-- START --
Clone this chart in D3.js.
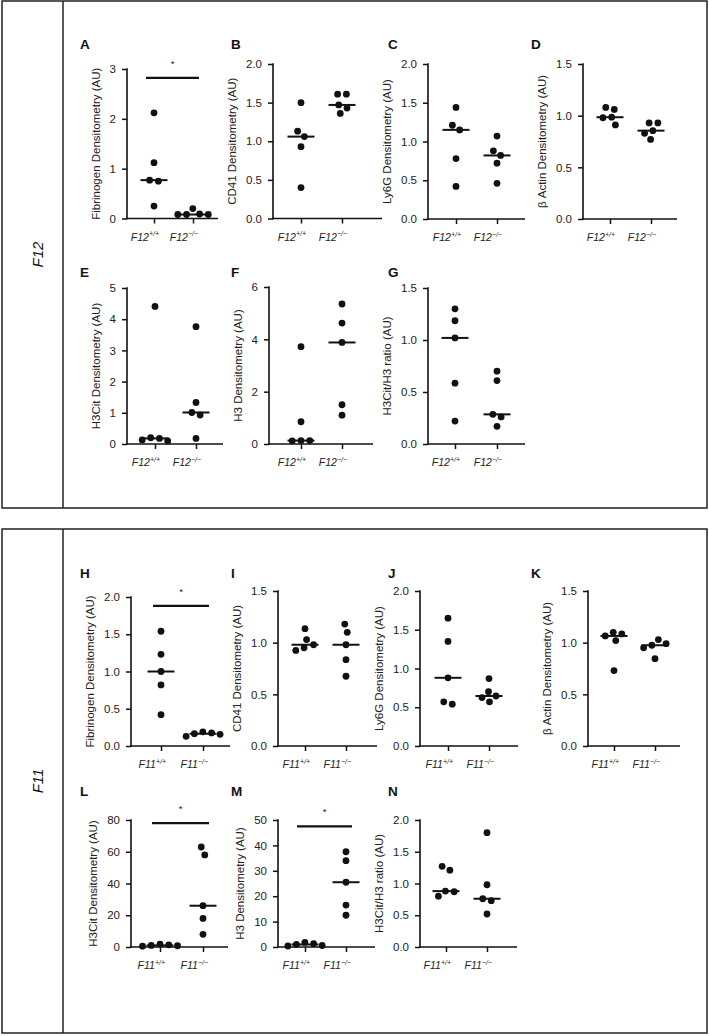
<!DOCTYPE html>
<html><head><meta charset="utf-8">
<script src="https://cdn.jsdelivr.net/npm/d3@7"></script>
<style>
body{margin:0;background:#fff}
svg{display:block}
text{font-family:"Liberation Sans",Arial,Helvetica,sans-serif}
</style>
</head><body>
<svg id="chart" width="709" height="1036"></svg>
<script>
// ---------------- DATA ----------------
const sections = ["F12", "F11"];
const panelIds = ["A","B","C","D","E","F","G","H","I","J","K","L","M","N"];
const panelGene = ["F12","F12","F12","F12","F12","F12","F12","F11","F11","F11","F11","F11","F11","F11"];
const genotypes = ["+/+", "\u2212/\u2212"];
const yTitles = [
  "Fibrinogen Densitometry (AU)", "CD41 Densitometry (AU)", "Ly6G Densitometry (AU)", "\u03B2 Actin Densitometry (AU)",
  "H3Cit Densitometry (AU)", "H3 Densitometry (AU)", "H3Cit/H3 ratio (AU)",
  "Fibrinogen Densitometry (AU)", "CD41 Densitometry (AU)", "Ly6G Densitometry (AU)", "\u03B2 Actin Densitometry (AU)",
  "H3Cit Densitometry (AU)", "H3 Densitometry (AU)", "H3Cit/H3 ratio (AU)"
];
const yTicks = [
  [0,1,2,3], [0,0.5,1,1.5,2], [0,0.5,1,1.5,2], [0,0.5,1,1.5],
  [0,1,2,3,4,5], [0,2,4,6], [0,0.5,1,1.5],
  [0,0.5,1,1.5,2], [0,0.5,1,1.5], [0,0.5,1,1.5,2], [0,0.5,1,1.5],
  [0,20,40,60,80], [0,10,20,30,40,50], [0,0.5,1,1.5,2]
];
const wtValues = [
  [2.12, 1.12, 0.77, 0.75, 0.25],
  [1.50, 1.13, 1.06, 0.93, 0.40],
  [1.44, 1.21, 1.15, 0.78, 0.42],
  [1.08, 1.06, 0.985, 0.98, 0.91],
  [4.41, 0.20, 0.18, 0.13, 0.10],
  [3.72, 0.85, 0.13, 0.13, 0.12],
  [1.30, 1.185, 1.02, 0.585, 0.22],
  [1.54, 1.23, 1.00, 0.82, 0.42],
  [1.135, 1.03, 0.98, 0.95, 0.925],
  [1.65, 1.35, 0.88, 0.57, 0.54],
  [1.10, 1.085, 1.065, 1.02, 0.73],
  [1.8, 1.4, 1.0, 0.8, 0.5],
  [1.8, 1.3, 1.0, 0.6, 0.4],
  [1.27, 1.21, 0.88, 0.87, 0.80]
];
const koValues = [
  [0.20, 0.09, 0.08, 0.08, 0.08],
  [1.61, 1.61, 1.47, 1.43, 1.36],
  [1.07, 0.88, 0.82, 0.72, 0.46],
  [0.93, 0.93, 0.855, 0.83, 0.77],
  [3.76, 1.33, 1.01, 0.93, 0.18],
  [5.35, 4.62, 3.88, 1.50, 1.10],
  [0.70, 0.61, 0.285, 0.26, 0.17],
  [0.19, 0.175, 0.165, 0.157, 0.13],
  [1.18, 1.10, 0.98, 0.835, 0.675],
  [0.87, 0.70, 0.645, 0.625, 0.57],
  [1.03, 0.99, 0.975, 0.95, 0.845],
  [63, 58, 26, 18, 8],
  [37.5, 34, 25.5, 16.5, 12.5],
  [1.80, 0.98, 0.76, 0.73, 0.52]
];
const sigPanels = ["A", "H", "L", "M"];
const sigLevels = [2.82, 1.88, 78, 47.5];
const sigLabels = ["*", "*", "*", "*"];

// ---------------- LAYOUT ----------------
const ink = "#111";
const letterX = [80, 231, 388, 531];
const letterY = [49, 277, 578, 796];
const layout = {
  A:{col:0,row:0,ax:127,top:69, bot:218.5,w:91, wt:27,ko:66},
  B:{col:1,row:0,ax:273,top:64, bot:218.5,w:109,wt:28,ko:69},
  C:{col:2,row:0,ax:428,top:64, bot:219,  w:97, wt:28,ko:69},
  D:{col:3,row:0,ax:583,top:64, bot:219,  w:94, wt:27,ko:68},
  E:{col:0,row:1,ax:127,top:288,bot:444,  w:96, wt:28,ko:69},
  F:{col:1,row:1,ax:269,top:287,bot:444,  w:104,wt:32,ko:73},
  G:{col:2,row:1,ax:428,top:288,bot:444,  w:97, wt:27,ko:69},
  H:{col:0,row:2,ax:131,top:597,bot:746,  w:99, wt:30,ko:72},
  I:{col:1,row:2,ax:278,top:591,bot:746,  w:99, wt:27,ko:68},
  J:{col:2,row:2,ax:420,top:591,bot:746,  w:98, wt:28,ko:69},
  K:{col:3,row:2,ax:588,top:591,bot:746,  w:92, wt:26,ko:67},
  L:{col:0,row:3,ax:131,top:820,bot:947,  w:97, wt:29,ko:72},
  M:{col:1,row:3,ax:278,top:820,bot:947,  w:97, wt:27,ko:68},
  N:{col:2,row:3,ax:420,top:820,bot:947,  w:97, wt:26,ko:67}
};
const frames = [{y0:1, y1:508}, {y0:529, y1:1033}];
const R = 3.4;

const svg = d3.select("#chart");

// frames
frames.forEach((f, k) => {
  svg.append("rect").attr("x", 2).attr("y", f.y0).attr("width", 705).attr("height", f.y1 - f.y0)
    .attr("fill", "none").attr("stroke", "#222").attr("stroke-width", 1.5);
  svg.append("line").attr("x1", 63).attr("x2", 63).attr("y1", f.y0).attr("y2", f.y1)
    .attr("stroke", "#222").attr("stroke-width", 1.5);
  const cy = (f.y0 + f.y1) / 2;
  svg.append("text").attr("transform", `translate(38,${cy}) rotate(-90)`)
    .attr("text-anchor", "middle").attr("dy", "0.35em")
    .attr("font-size", 15).attr("font-style", "italic").attr("fill", ink)
    .text(sections[k]);
});

// simple beeswarm
function swarm(vals, y, D) {
  const pts = vals.map(v => ({v, py: y(v), x: 0})).sort((a, b) => a.py - b.py);
  const placed = [];
  pts.forEach(p => {
    let best = null;
    for (let k = 0; k < 400 && best === null; k++) {
      const cands = k === 0 ? [0] : [k * 0.25, -k * 0.25];
      for (const c of cands) {
        if (placed.every(q => Math.hypot(q.x - c, q.py - p.py) >= D)) { best = c; break; }
      }
    }
    p.x = best; placed.push(p);
  });
  // center connected clusters
  const seen = new Set();
  placed.forEach((p, i) => {
    if (seen.has(i)) return;
    const comp = [i]; seen.add(i);
    for (let h = 0; h < comp.length; h++) {
      placed.forEach((q, j) => {
        if (!seen.has(j) && Math.hypot(placed[comp[h]].x - q.x, placed[comp[h]].py - q.py) < D + 0.6) {
          seen.add(j); comp.push(j);
        }
      });
    }
    if (comp.length > 1) {
      const m = d3.mean(comp, j => placed[j].x);
      comp.forEach(j => placed[j].x -= m);
    }
  });
  return placed;
}

panelIds.forEach((id, i) => {
  const L = layout[id];
  const g = svg.append("g").attr("transform", `translate(${L.ax},0)`);
  const ticks = yTicks[i];
  const y = d3.scaleLinear().domain([0, d3.max(ticks)]).range([L.bot, L.top]);
  const x = d3.scalePoint().domain(genotypes).range([L.wt, L.ko]);
  const fmt = ticks.some(t => !Number.isInteger(t)) ? d3.format(".1f") : d3.format("d");

  // y axis
  const ya = g.append("g").call(d3.axisLeft(y).tickValues(ticks).tickFormat(fmt).tickSize(5).tickPadding(6));
  ya.select(".domain").remove();
  ya.selectAll("line").attr("stroke", ink).attr("stroke-width", 1.5);
  ya.selectAll("text").attr("font-size", 11.5).attr("fill", "#222")
    .attr("font-family", '"Liberation Sans",Arial,sans-serif');
  g.append("line").attr("x1", 0).attr("x2", 0).attr("y1", L.top - 0.75).attr("y2", L.bot + 0.75)
    .attr("stroke", ink).attr("stroke-width", 1.6);

  // x axis
  const xa = g.append("g").attr("transform", `translate(0,${L.bot})`)
    .call(d3.axisBottom(x).tickSize(5).tickFormat(""));
  xa.select(".domain").remove();
  xa.selectAll("line").attr("stroke", ink).attr("stroke-width", 1.5);
  g.append("line").attr("x1", -0.8).attr("x2", L.w).attr("y1", L.bot).attr("y2", L.bot)
    .attr("stroke", ink).attr("stroke-width", 1.6);

  // x labels
  genotypes.forEach(gt => {
    const t = g.append("text").attr("x", x(gt) + 5).attr("y", L.bot + 22)
      .attr("text-anchor", "end").attr("font-size", 10.5).attr("font-style", "italic").attr("fill", "#222");
    t.append("tspan").text(panelGene[i]);
    t.append("tspan").attr("font-size", 7).attr("dy", -4.5).text(gt);
  });

  // y title
  let maxW = 0;
  ya.selectAll("text").each(function(){ maxW = Math.max(maxW, this.getComputedTextLength()); });
  const tx = -(5 + 6 + maxW + 9 + 5);
  g.append("text").attr("transform", `translate(${tx},${(L.top + L.bot) / 2}) rotate(-90)`)
    .attr("text-anchor", "middle").attr("dy", "0.35em")
    .attr("font-size", 11.5).attr("fill", "#222").text(yTitles[i]);

  // panel letter
  svg.append("text").attr("x", letterX[L.col]).attr("y", letterY[L.row])
    .attr("font-size", 13.5).attr("font-weight", "bold").attr("fill", ink).text(id);

  // points + medians
  [wtValues[i], koValues[i]].forEach((vals, gi) => {
    const cx = x(genotypes[gi]);
    const pts = swarm(vals, y, 2 * R + 1.8);
    g.append("g").selectAll("circle").data(pts).join("circle")
      .attr("cx", d => cx + d.x).attr("cy", d => d.py).attr("r", R).attr("fill", ink);
    const med = d3.median(vals);
    g.append("line").attr("x1", cx - 13.5).attr("x2", cx + 13.5)
      .attr("y1", y(med)).attr("y2", y(med)).attr("stroke", ink).attr("stroke-width", 2);
  });

  // significance
  const si = sigPanels.indexOf(id);
  if (si >= 0) {
    const by = y(sigLevels[si]);
    const x1 = L.wt - 8, x2 = L.ko + 6;
    g.append("line").attr("x1", x1).attr("x2", x2).attr("y1", by).attr("y2", by)
      .attr("stroke", ink).attr("stroke-width", 2.2);
    g.append("text").attr("x", (x1 + x2) / 2).attr("y", by - 11)
      .attr("text-anchor", "middle").attr("font-size", 9.5).attr("fill", "#222").text(sigLabels[si]);
  }
});
</script>
</body></html>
-- END --
__Exercise directions__
Look through the listing and extract every line with "this" in it.

__Response__
Clone this chart in D3.js.
  ya.selectAll("text").each(function(){ maxW = Math.max(maxW, this.getComputedTextLength()); });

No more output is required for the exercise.